Friday, November 21, 2008

What Happened to Us?

We've been having an interesting discussion over on my fitness blog, and I wanted to bring it over here to see if you all might be able to add some insight. I'm curious what you think.

I've been watching the Biggest Loser this season, (Boo Vicky! Boo Heba!)and on this last episode they did a tribute to the 1980's. Sticking with their theme, the challenge this week involved a trivia game comparing health facts from the 80's with present day.

It was interesting and depressing to learn how much our society has changed since 1980. Here were a few facts that stuck out to me:

- Obesity rates have nearly doubled
- Percentage of adults with diabetes has increased 300%
- The average size dress a women bought in 1985 was a size 8, today that average is a size 14
- Women today eat an average of 385 extra calories a day as compared to the 1980's.

I found this all so disturbing. I really want to know what has changed so I can reverse the trend for my kids.

On the fitness blog discussion, the idea of how fast our society moves came up; we rely on fast food, too, much. My mom mentioned that 1980 was about the time she got her first microwave. She thought it might be an interesting study to look at how that has changed our food. Maybe, but I think more than anything, the introduction of the microwave signaled the time when convenience became most important. We want food NOW, and we settle for fake food because it comes quicker.

I was also thinking about how our lives have shifted indoors, we're more sedentary, and more isolated leading to lack of movement and more depression. I don't know. I've heard people talk about this before, but nothing is changing. We are just moving forward, getting bigger, and more unhealthy.

What has happened to us? I'm curious about your thoughts:

-What do you think is to blame for these dramatic changes?
-What do you think parents need to do to help our kids stay healthy?

Oh and by the way....Back to Biggest Loser....Go Michelle!


Anonymous said...

Wow. That is some truly interesting data you have there. I wish I had some insightful opinion to offer. But I was a little toddler back in 1980 so I don't really recall much about life back then. :-)

Becky Avella said...

I was 4 in 1980 so I wasn't paying much attention either. : )

But the 80's in general are my lifetime and its sad to think about how things have changed during my lifetime.

On another Biggest Loser show I watched they said this is current generation of kids is the first generation of Americans to have a short expected lifespan than their parents.

Becky Avella said...

oops...that was supposed to say, "this current generation of kids is the first generation of Americans to have a shorter expected lifespan than their parents."

I should do some research and see if that's true.

Daiquiri said...

I remember a few things about the 80's like: candy was a rare treat, as was eating out.

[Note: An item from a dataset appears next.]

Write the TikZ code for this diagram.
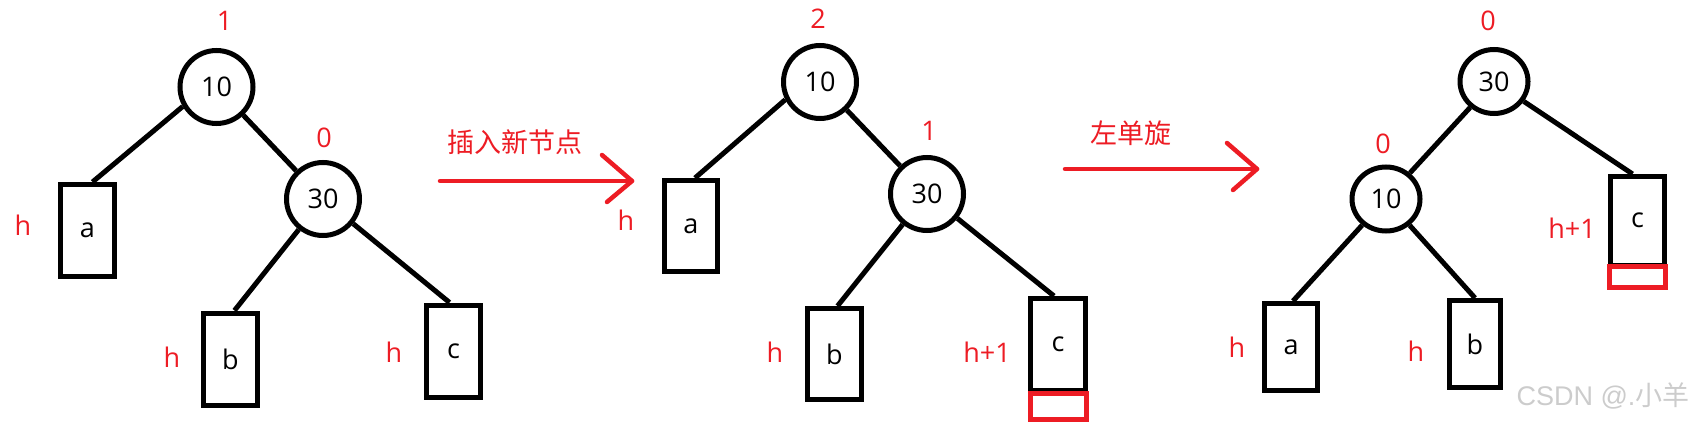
\documentclass[tikz,border=0pt]{standalone}
\usepackage{fontspec}
\setmainfont{Open Sans}
\newfontfamily\cjk{Noto Sans CJK SC}
\newfontfamily\wmfont{Liberation Sans}
\usetikzlibrary{calc,shapes.geometric}
\definecolor{pred}{RGB}{237,28,36}
\begin{document}
\begin{tikzpicture}[x=1pt,y=-1pt,
  txt/.style={font=\fontsize{27}{30}\selectfont},
  circ/.style={circle,draw,line width=5pt,minimum size=73pt,inner sep=0pt,txt},
  ell/.style={ellipse,draw,line width=5pt,minimum width=68pt,minimum height=64pt,inner sep=0pt,txt},
  leaf/.style={rectangle,draw,line width=5pt,inner sep=0pt,minimum width=54pt,minimum height=92pt,txt},
  newpart/.style={rectangle,draw=pred,line width=5pt,inner sep=0pt,minimum width=56pt,minimum height=26pt},
  lbl/.style={text=pred,inner sep=0pt,txt},
  edge/.style={line width=5pt},
  redline/.style={draw=pred,line width=4.5pt,line cap=round,line join=round},
  cjklbl/.style={text=pred,inner sep=0pt,font=\cjk\fontsize{27}{30}\selectfont}]
\path[use as bounding box] (0,0) rectangle (1706,428);

% ---------- tree 1 ----------
\node[circ] (A10) at (216.5,87) {10};
\node[circ] (A30) at (323,199) {30};
\node[leaf] (Aa) at (87.5,230.5) {a};
\node[leaf] (Ab) at (230.5,359) {b};
\node[leaf] (Ac) at (453.5,351) {c};
\node[lbl] (Al1) at (224.5,21) {1};
\node[lbl] (Al0) at (324,138) {0};
\node[lbl] (Aha) at (23,225) {h};
\node[lbl] (Ahb) at (172,357) {h};
\node[lbl] (Ahc) at (394,352) {h};
\draw[edge] (A10.210) -- ([xshift=5pt]Aa.north);
\draw[edge] (A10) -- (A30);
\draw[edge] (A30) -- ([xshift=4pt]Ab.north);
\draw[edge] (A30) -- ([xshift=-4pt]Ac.north);

% ---------- arrow 1 ----------
\coordinate (P1s) at (440,181);
\coordinate (P1t) at (632,181);
\draw[redline] (P1s) -- (P1t);
\draw[redline] ([shift={(-30,-26)}]P1t) -- (P1t) -- ([shift={(-25,21)}]P1t);
\node[cjklbl] (T1) at (515,142) {插入新节点};

% ---------- tree 2 ----------
\node[circ] (B10) at (820,82) {10};
\node[circ] (B30) at (927,194) {30};
\node[leaf,minimum width=53pt,minimum height=91pt] (Ba) at (691,226) {a};
\node[leaf,minimum height=91pt] (Bb) at (834.5,354) {b};
\node[leaf,minimum width=55pt,minimum height=92pt] (Bc) at (1058,344.5) {c};
\node[newpart] (Bn) at (1058.5,406.5) {};
\node[lbl] (Bl2) at (818,19) {2};
\node[lbl] (Bl1) at (929,131) {1};
\node[lbl] (Bha) at (626,220) {h};
\node[lbl] (Bhb) at (775,352) {h};
\node[lbl] (Bhc) at (987,352) {h+1};
\draw[edge] (B10.207) -- ([xshift=4pt]Ba.north);
\draw[edge] (B10) -- (B30);
\draw[edge] (B30) -- ([xshift=3pt]Bb.north);
\draw[edge] (B30) -- ([xshift=-4pt]Bc.north);

% ---------- arrow 2 ----------
\coordinate (P2s) at (1065,169);
\coordinate (P2t) at (1257,169);
\draw[redline] (P2s) -- (P2t);
\draw[redline] ([shift={(-30,-26)}]P2t) -- (P2t) -- ([shift={(-24,21)}]P2t);
\node[cjklbl] (T2) at (1131,133.5) {左单旋};

% ---------- tree 3 ----------
\node[ell] (C30) at (1494,81.5) {30};
\node[ell] (C10) at (1386,199) {10};
\node[leaf,minimum width=53pt,minimum height=87pt] (Ca) at (1291,347) {a};
\node[leaf,minimum width=51pt,minimum height=87pt] (Cb) at (1475,344) {b};
\node[leaf,minimum width=54pt,minimum height=88.5pt] (Cc) at (1637.5,220.75) {c};
\node[newpart,minimum height=21pt] (Cn) at (1637.5,277) {};
\node[lbl] (Cl0a) at (1488,21) {0};
\node[lbl] (Cl0b) at (1383,144) {0};
\node[lbl] (Cha) at (1237,347) {h};
\node[lbl] (Chb) at (1416,351) {h};
\node[lbl] (Chc) at (1572,228) {h+1};
\draw[edge] (C30) -- (C10);
\draw[edge] (C30) -- ([xshift=-5pt]Cc.north);
\draw[edge] (C10) -- ([xshift=2pt]Ca.north);
\draw[edge] (C10) -- (Cb.north);

% ---------- watermark ----------
\node[text=black!20,inner sep=0pt,font=\wmfont\fontsize{27}{29}\selectfont] (WM) at (1603,396) {CSDN @.{\cjk 小羊}};
\end{tikzpicture}
\end{document}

Playing outside was a daily thing. If the weather was bad, we went in the basement to jump rope, play dolls, or roller skate. If we were "sooo bored!" mom would put us to work cleaning. We had plenty to keep us busy, but not nearly the MASSIVE amounts of toys kids have these days. As a family, we'd take long drives to just take in the scenery (and sometimes a DQ ice cream cone). We'd sit together as a family each night (after a home-cooked meal and everyone helping with the dishes) to watch TV and talk and yes, have a bedtime snack. Life felt easy...slower...safer.

I can't help but think that everything is linked. Obesity, depression, our economic state, our spiritual state. It seems (in very broad and general terms) that our entire country wants or needs or is looking for something. Something to fill a void, heal a heart, occupy hands, numb a brain. We want things bigger and faster because maybe we'll fill that void if we just try harder and faster. Am I making sense?

And after a while of going bigger and faster for everything, we become numb to what we really need.

For example, I had an upset stomach a few days ago, so I basically fasted for the entire day. It wasn't really intentional...just didn't feel like eating. When I woke the next day and felt hungry - I felt truly hungry...not like I "might needed something to eat". And I was struck by how quickly I felt full, and how dramatic the feeling of being full was.

I feel like our entire nation needs a giant fast...from spending, from TV, from (gasp) internet, from food...from all the stuff that we keep consuming in massive and mindless proportions. I wonder what would happen if we all slowed down, got some sleep, spent some real time with eachother, and did some praying. I bet we'd get back to "normal" life with a different feeling in our belly, and a different hunger for *real* life.

Sorry to ramble...just my two cents :)

Becky Avella said...


That wasn't rambling! I think you are on to something.

I like how you said, "I can't help but think that everything is linked. Obesity, depression, our economic state, our spiritual state. It seems (in very broad and general terms) that our entire country wants or needs or is looking for something" I don't think the blame can be placed on something simple. People are stuffing food into a hole that can't be fed that way.

Reading about your memories from the 80's made me feel nostalgic. I want that kind of life for my kids.

I agree about our need for a fast. if my people, who are called by my name, will humble themselves and pray and seek my face and turn from their wicked ways, then will I hear from heaven and will forgive their sin and will heal their land. We've lost touch and are sick. We need healing as a nation not just from obesity, but in many ways.

Hilty Sprouts said...

I have to agree with all of the above!
p.s., I gave you a little bloggy award over on my blog.